The data were collected (reanalysis of published study) without consideration for the aims of the current study, and are therefore not optimized to test their goals. The biggest issue is that "The distractors are really distracting me." I'm somewhat concerned about how the distractors may have impacted the results. I honestly did not notice that the authors were using delay periods that had 11s of distractor stimuli until way into the paper. On the one hand, the "patterns" of the model fits across the ROIs appear to be qualitatively similar. That's good if you want to pool data like the authors did. But, while the authors state on line 350 "..we also confirmed that the presence of distractors during the delay did not impact the pattern of results in the memory task (Supplementary Figure 5)." When looking at Supplementary Figure 5, I noticed that there are a couple of exceptions to this. In the Gratings distractor data, V1 shows a better fit to the Veridical model, while V4 and IPS0 shows no better fit to either model. And in the Noise distractor data, neither model fits better for any ROI. At first glance, I was concerned, but then looking at the No distractor data, the pattern is identical to that of the combined data. Thus, this can be seen as a glass half full/empty issue as almost all of the ROIs show a similar pattern, but still it would concern me if I were leading this study. This gets me to my key question, why even use the distractor trials at all, where the interpretation can get dicey?

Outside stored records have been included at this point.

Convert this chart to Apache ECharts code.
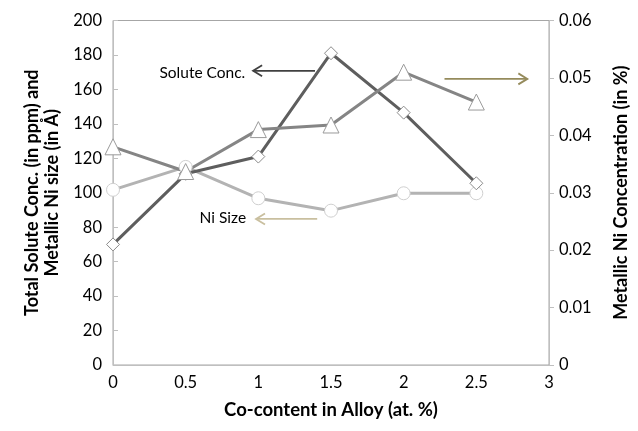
<!DOCTYPE html>
<html><head><meta charset="utf-8">
<script src="https://cdn.jsdelivr.net/npm/echarts@6/dist/echarts.min.js"></script>
<style>html,body{margin:0;padding:0;background:#fff}#c{width:638px;height:431px}</style>
</head><body><div id="c"></div>
<script>
const coContent = [0, 0.5, 1, 1.5, 2, 2.5];
const soluteConc = [70, 111, 121, 181, 146.5, 105.5];
const niSize = [101.7, 115, 96.8, 89.6, 99.7, 99.7];
const niConc = [0.038, 0.0337, 0.041, 0.0418, 0.051, 0.0458];
const leftTicks = [0, 200, 20];
const rightTicks = [0, 0.06, 0.01];
const xTicks = [0, 3, 0.5];
// annotations in data units: [x1, y1, x2, y2] arrow from (x1,y1) pointing to (x2,y2)
const soluteArrow = [1.39, 170.8, 0.964, 170.8];
const soluteLabel = [0.91, 169.8, 'Solute Conc.'];
const niArrow = [1.405, 84.8, 0.984, 84.8];
const niLabel = [0.916, 85.4, 'Ni Size'];
const concArrow = [2.281, 166.1, 2.851, 166.1];

const FONT = 'Lato';
const chart = echarts.init(document.getElementById('c'), null, {renderer: 'canvas'});
const pairs = (ys) => coContent.map((x, i) => [x, ys[i]]);
chart.setOption({
  animation: false,
  textStyle: {fontFamily: FONT},
  grid: {left: 113, right: 83, top: 20.5, bottom: 66, show: true, borderColor: '#a6a6a6', borderWidth: 1},
  xAxis: {
    type: 'value', min: xTicks[0], max: xTicks[1], interval: xTicks[2],
    name: 'Co-content in Alloy (at. %)', nameLocation: 'middle', nameGap: 36,
    nameTextStyle: {fontFamily: FONT, fontWeight: 'bold', fontSize: 18.5, color: '#000'},
    axisLine: {lineStyle: {color: '#bfbfbf'}}, axisTick: {show: false},
    axisLabel: {color: '#000', fontSize: 16.5, margin: 9, fontFamily: FONT},
    splitLine: {show: false}
  },
  yAxis: [{
    type: 'value', min: leftTicks[0], max: leftTicks[1], interval: leftTicks[2],
    name: 'Total Solute Conc. (in ppm) and\nMetallic Ni size (in Å)', nameLocation: 'middle', nameGap: 51,
    nameTextStyle: {fontFamily: FONT, fontWeight: 'bold', fontSize: 18, color: '#000', lineHeight: 20},
    axisLine: {show: true, lineStyle: {color: '#bfbfbf'}},
    axisTick: {show: true, inside: true, length: 5, lineStyle: {color: '#bfbfbf'}},
    axisLabel: {color: '#000', fontSize: 16.5, margin: 11, fontFamily: FONT},
    splitLine: {show: false}
  }, {
    type: 'value', position: 'right', min: rightTicks[0], max: rightTicks[1], interval: rightTicks[2],
    name: 'Metallic Ni Concentration (in %)', nameLocation: 'middle', nameGap: 63,
    nameTextStyle: {fontFamily: FONT, fontWeight: 'bold', fontSize: 18, color: '#000'},
    axisLine: {show: true, lineStyle: {color: '#bfbfbf'}},
    axisTick: {show: true, inside: false, length: 5, lineStyle: {color: '#bfbfbf'}},
    axisLabel: {color: '#000', fontSize: 16.5, margin: 10, fontFamily: FONT},
    splitLine: {show: false}
  }],
  series: [{
    name: 'Ni Size', type: 'line', yAxisIndex: 0, data: pairs(niSize),
    symbol: 'circle', symbolSize: 13,
    lineStyle: {color: '#b3b3b3', width: 3},
    itemStyle: {color: '#fff', borderColor: '#cfcfcf', borderWidth: 1}
  }, {
    name: 'Solute Conc.', type: 'line', yAxisIndex: 0, data: pairs(soluteConc),
    symbol: 'diamond', symbolSize: 13,
    lineStyle: {color: '#5e5e5e', width: 3},
    itemStyle: {color: '#fff', borderColor: '#8a8a8a', borderWidth: 1}
  }, {
    name: 'Metallic Ni Concentration', type: 'line', yAxisIndex: 1, data: pairs(niConc),
    symbol: 'triangle', symbolSize: 16,
    lineStyle: {color: '#858585', width: 3},
    itemStyle: {color: '#fff', borderColor: '#9a9a9a', borderWidth: 1}
  }]
});

function px(x, y) { return chart.convertToPixel({xAxisIndex: 0, yAxisIndex: 0}, [x, y]); }
function arrow(a, color) {
  const p1 = px(a[0], a[1]), p2 = px(a[2], a[3]);
  const dir = Math.sign(p2[0] - p1[0]);
  return [
    {type: 'line', shape: {x1: p1[0], y1: p1[1], x2: p2[0], y2: p2[1]}, style: {stroke: color, lineWidth: 1.8}, z: 100},
    {type: 'polyline', shape: {points: [[p2[0] - dir * 9, p2[1] - 5.5], [p2[0], p2[1]], [p2[0] - dir * 9, p2[1] + 5.5]]}, style: {stroke: color, lineWidth: 1.8, fill: null}, z: 100}
  ];
}
function label(l) {
  const p = px(l[0], l[1]);
  return {type: 'text', x: p[0], y: p[1], style: {text: l[2], fill: '#000', font: '15.5px ' + FONT, align: 'right', verticalAlign: 'middle'}, z: 100};
}
chart.setOption({
  graphic: [].concat(
    arrow(soluteArrow, '#404040'),
    arrow(niArrow, '#c9bf9f'),
    arrow(concArrow, '#958b5c'),
    [label(soluteLabel), label(niLabel)]
  )
});
</script></body></html>
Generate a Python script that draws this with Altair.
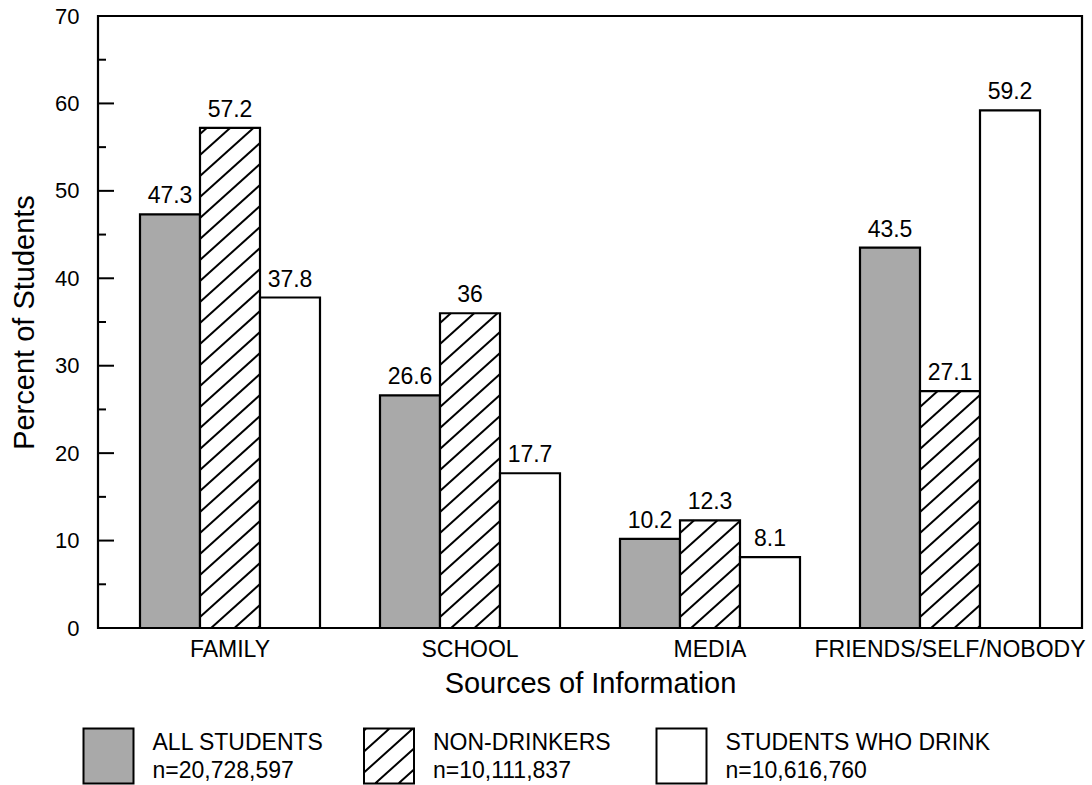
import math
import altair as alt
import pandas as pd

# ---------------- data ----------------
categories = ["FAMILY", "SCHOOL", "MEDIA", "FRIENDS/SELF/NOBODY"]
series = ["ALL STUDENTS", "NON-DRINKERS", "STUDENTS WHO DRINK"]
series_n = ["n=20,728,597", "n=10,111,837", "n=10,616,760"]
all_students = [47.3, 26.6, 10.2, 43.5]
non_drinkers = [57.2, 36.0, 12.3, 27.1]
drinkers = [37.8, 17.7, 8.1, 59.2]
y_major = [0, 10, 20, 30, 40, 50, 60, 70]
y_minor = [5, 15, 25, 35, 45, 55, 65]

# ---------------- styles / layout ----------------
FONT = "Liberation Sans"
W, H = 984, 612
Y_MAX = 70
PAD_IN, PAD_OUT = 0.25, 0.175
X_SPAN = len(categories) - PAD_IN + 2 * PAD_OUT
SUB = (1 - PAD_IN) / len(series)
PX_X = W / X_SPAN
PX_Y = H / Y_MAX
GRAY = "#a9a9a9"
HATCH_SLOPE = 0.9
HATCH_GAP = 21.0
HATCH_PHASE = -10.0
HATCH_IDX = 1
SW, SH = 50, 55                      # legend swatch size (px)
LEGEND_X = [10.5, 291, 583.5]        # legend swatch centres (px from plot left)
LEG_SWATCH_Y = H + 128
LEG_LINE1_Y = H + 122
LEG_LINE2_Y = H + 150


def hatch_segments(width_px, height_px):
    m = HATCH_SLOPE
    c = HATCH_PHASE - HATCH_GAP * math.ceil((m * width_px + HATCH_PHASE) / HATCH_GAP)
    segs = []
    while c < height_px:
        u0 = max(0.0, -c / m)
        u1 = min(width_px, (height_px - c) / m)
        if u1 - u0 > 0.5:
            segs.append((u0, m * u0 + c, u1, m * u1 + c))
        c += HATCH_GAP
    return segs


# bar table
rows = []
for cat, a, n, d in zip(categories, all_students, non_drinkers, drinkers):
    for s, v in zip(series, (a, n, d)):
        rows.append({"cat": cat, "series": s, "value": v})
bars_df = pd.DataFrame(rows)

# hatch lines derived from the non-drinker values
hrows = []
for i, v in enumerate(non_drinkers):
    xl = PAD_OUT + i + SUB * HATCH_IDX
    for u0, w0, u1, w1 in hatch_segments(SUB * PX_X, v * PX_Y):
        hrows.append({"x": xl + u0 / PX_X, "value": w0 / PX_Y,
                      "x2": xl + u1 / PX_X, "value2": w1 / PX_Y})
hatch_df = pd.DataFrame(hrows)

# legend swatch shapes (path units: half-width = 1)
half = SW / 2.0
r = SH / SW
rect_path = f"M-1,{-r}L1,{-r}L1,{r}L-1,{r}Z"
hp = rect_path
for u0, w0, u1, w1 in hatch_segments(SW, SH):
    hp += f"M{u0 / half - 1:.3f},{r - w0 / half:.3f}L{u1 / half - 1:.3f},{r - w1 / half:.3f}"
hatch_path = hp

legend_df = pd.DataFrame({"series": series, "n": series_n, "lx": LEGEND_X})
major_df = pd.DataFrame({"value": y_major})
minor_df = pd.DataFrame({"value": y_minor})

fill_scale = alt.Scale(domain=series, range=[GRAY, "white", "white"])
y_scale = alt.Scale(domain=[0, Y_MAX], nice=False, zero=True)
y_axis = alt.Axis(title="Percent of Students", values=y_major, ticks=False,
                  tickSize=0, domain=False, grid=False, labelPadding=19,
                  titlePadding=15, labelFontSize=22, titleFontSize=29,
                  labelColor="black", titleColor="black",
                  titleFontWeight="normal", labelFont=FONT, titleFont=FONT)
Y = alt.Y("value:Q", scale=y_scale, axis=y_axis)

# ---------------- main bars + labels ----------------
base = alt.Chart(bars_df).encode(
    x=alt.X("cat:N", sort=categories,
            scale=alt.Scale(paddingInner=PAD_IN, paddingOuter=PAD_OUT),
            axis=alt.Axis(title="Sources of Information", labelAngle=0, ticks=False,
                          tickSize=0, domain=False, labelPadding=10, titlePadding=8,
                          labelFontSize=23, titleFontSize=29, labelColor="black",
                          titleColor="black", titleFontWeight="normal",
                          labelFont=FONT, titleFont=FONT, labelLimit=0)),
    xOffset=alt.XOffset("series:N", sort=series,
                        scale=alt.Scale(paddingInner=0, paddingOuter=0)),
    y=Y,
)
bars = base.mark_bar(stroke="black", strokeWidth=2.2).encode(
    fill=alt.Fill("series:N", scale=fill_scale, legend=None)
)
labels = base.mark_text(baseline="bottom", dy=-6, fontSize=23, font=FONT,
                        color="black").encode(text=alt.Text("value:Q"))
main = alt.layer(bars, labels)

# ---------------- hatching ----------------
hatch = alt.Chart(hatch_df).mark_rule(color="black", strokeWidth=2).encode(
    x=alt.X("x:Q", scale=alt.Scale(domain=[0, X_SPAN], nice=False, zero=False), axis=None),
    x2="x2:Q",
    y=Y,
    y2="value2:Q",
)

# ---------------- inward y ticks ----------------
ticks_major = alt.Chart(major_df).mark_rule(color="black", strokeWidth=2).encode(
    y=Y, x=alt.value(0), x2=alt.value(16))
ticks_minor = alt.Chart(minor_df).mark_rule(color="black", strokeWidth=2).encode(
    y=Y, x=alt.value(0), x2=alt.value(8))

# ---------------- custom legend ----------------
leg_base = alt.Chart(legend_df).encode(x=alt.X("lx:Q", scale=None, axis=None))
swatch = leg_base.mark_point(filled=True, stroke="black", strokeWidth=2,
                             size=SW * SW, opacity=1).encode(
    y=alt.value(LEG_SWATCH_Y),
    shape=alt.Shape("series:N", scale=alt.Scale(domain=series,
                    range=[rect_path, hatch_path, rect_path]), legend=None),
    fill=alt.Fill("series:N", scale=fill_scale, legend=None),
)
leg_t1 = leg_base.mark_text(align="left", baseline="alphabetic", dx=half + 19,
                            fontSize=23, font=FONT, color="black").encode(
    y=alt.value(LEG_LINE1_Y), text="series:N")
leg_t2 = leg_base.mark_text(align="left", baseline="alphabetic", dx=half + 19,
                            fontSize=23, font=FONT, color="black").encode(
    y=alt.value(LEG_LINE2_Y), text="n:N")

chart = alt.layer(main, hatch, ticks_major, ticks_minor, swatch, leg_t1, leg_t2).resolve_scale(
    x="independent"
).properties(
    width=W, height=H,
    autosize=alt.AutoSizeParams(type="none"),
    padding={"left": 98, "top": 16, "right": 10, "bottom": 157},
).configure(font=FONT).configure_view(stroke="black", strokeWidth=2.2)

chart.save("out.html", embed_options={"renderer": "svg", "actions": False})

For instance, the authors have shown in this exact data that the impact of distraction affects the fidelity of representations differently along the visual hierarchy (Rademaker, 2019), consistent with several other studies (eg., Bettencourt & Xu, 2016; Lorenc, 2018; Hallenbeck et al., 2022) and with one of the author's preprints (Rademaker & Serences, 2024). My guess is that without the full dataset, some of the RSA analyses are underpowered. If that is the case, I'm fine with it, but it might be nice to state that.